It's over. We're washing our hands of it.
Pierre-Richard Prosper, U.S. ambassador-at-large for war crimes issues, on the Bush administration's decision to pull out of a treaty that established the International Criminal Court to try war crimes. Bill Clinton signed the treaty during his last weeks in office, but leading Republicans opposed the idea of giving an international court jurisdiction over U.S. citizens.
Well, those things happen.
Dan Richey, aide to Louisiana Gov. Mike Foster, on the possibility that a few of the organizations in the state that run government-funded abstinence programs "have incorporated the abstinence message with their faith-based message." The ACLU last week sued the state to block the program.

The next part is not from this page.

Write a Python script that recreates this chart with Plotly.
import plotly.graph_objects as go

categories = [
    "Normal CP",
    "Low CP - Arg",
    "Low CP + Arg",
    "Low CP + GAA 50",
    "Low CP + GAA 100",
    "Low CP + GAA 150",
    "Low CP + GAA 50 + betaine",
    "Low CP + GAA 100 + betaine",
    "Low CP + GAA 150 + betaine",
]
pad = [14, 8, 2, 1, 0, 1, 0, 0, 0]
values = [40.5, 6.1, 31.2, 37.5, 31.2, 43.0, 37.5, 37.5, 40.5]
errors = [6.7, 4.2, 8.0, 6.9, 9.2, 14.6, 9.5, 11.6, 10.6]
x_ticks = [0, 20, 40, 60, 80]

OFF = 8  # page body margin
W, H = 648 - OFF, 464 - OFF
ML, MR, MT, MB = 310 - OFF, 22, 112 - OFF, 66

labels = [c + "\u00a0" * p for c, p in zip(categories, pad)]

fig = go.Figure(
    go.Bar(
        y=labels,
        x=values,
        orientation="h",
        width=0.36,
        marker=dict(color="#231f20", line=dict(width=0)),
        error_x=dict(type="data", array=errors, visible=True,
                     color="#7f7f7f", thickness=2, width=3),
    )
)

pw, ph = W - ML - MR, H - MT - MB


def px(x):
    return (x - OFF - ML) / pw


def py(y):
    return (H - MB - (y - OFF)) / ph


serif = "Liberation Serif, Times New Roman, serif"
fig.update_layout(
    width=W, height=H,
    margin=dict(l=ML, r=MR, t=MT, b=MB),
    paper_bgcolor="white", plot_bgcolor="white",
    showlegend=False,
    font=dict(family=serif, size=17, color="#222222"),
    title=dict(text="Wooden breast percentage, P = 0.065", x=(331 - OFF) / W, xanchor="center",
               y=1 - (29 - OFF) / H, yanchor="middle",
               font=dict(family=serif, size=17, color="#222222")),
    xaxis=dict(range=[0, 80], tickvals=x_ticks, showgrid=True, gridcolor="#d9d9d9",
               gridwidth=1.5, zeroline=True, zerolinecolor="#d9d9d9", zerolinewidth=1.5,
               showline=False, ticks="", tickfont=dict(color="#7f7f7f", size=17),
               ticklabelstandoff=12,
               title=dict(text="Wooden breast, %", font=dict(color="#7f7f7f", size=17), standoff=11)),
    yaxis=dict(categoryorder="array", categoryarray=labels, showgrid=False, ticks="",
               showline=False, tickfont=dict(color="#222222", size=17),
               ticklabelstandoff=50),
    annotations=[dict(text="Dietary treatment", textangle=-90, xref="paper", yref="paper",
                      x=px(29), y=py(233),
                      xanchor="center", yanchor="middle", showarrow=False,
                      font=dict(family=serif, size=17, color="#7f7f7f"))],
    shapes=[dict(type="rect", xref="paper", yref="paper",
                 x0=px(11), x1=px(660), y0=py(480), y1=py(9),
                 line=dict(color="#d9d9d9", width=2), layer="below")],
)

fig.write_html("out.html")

We don't know if they'll kiss.
Daniel Kells, general manager of the Commonwealth Shakespeare Company (CSC) in Boston, on two opposing Republican candidates for Massachusetts lieutenant governor, Jim Rappaport and Kerry Healey. Mr. Rappaport was slated to portray King Henry, with Ms. Healey portraying Katherine, his French love interest, in a special CSC production of Shakespeare's Henry V last week.
Since the seniors are very close to voting age or already have reached it, one can only feel alarm.
Education analyst Diane Ravitch, on the results of national tests, which showed that only 11 percent of U.S. high-school seniors are "proficient" or higher in their knowledge of history.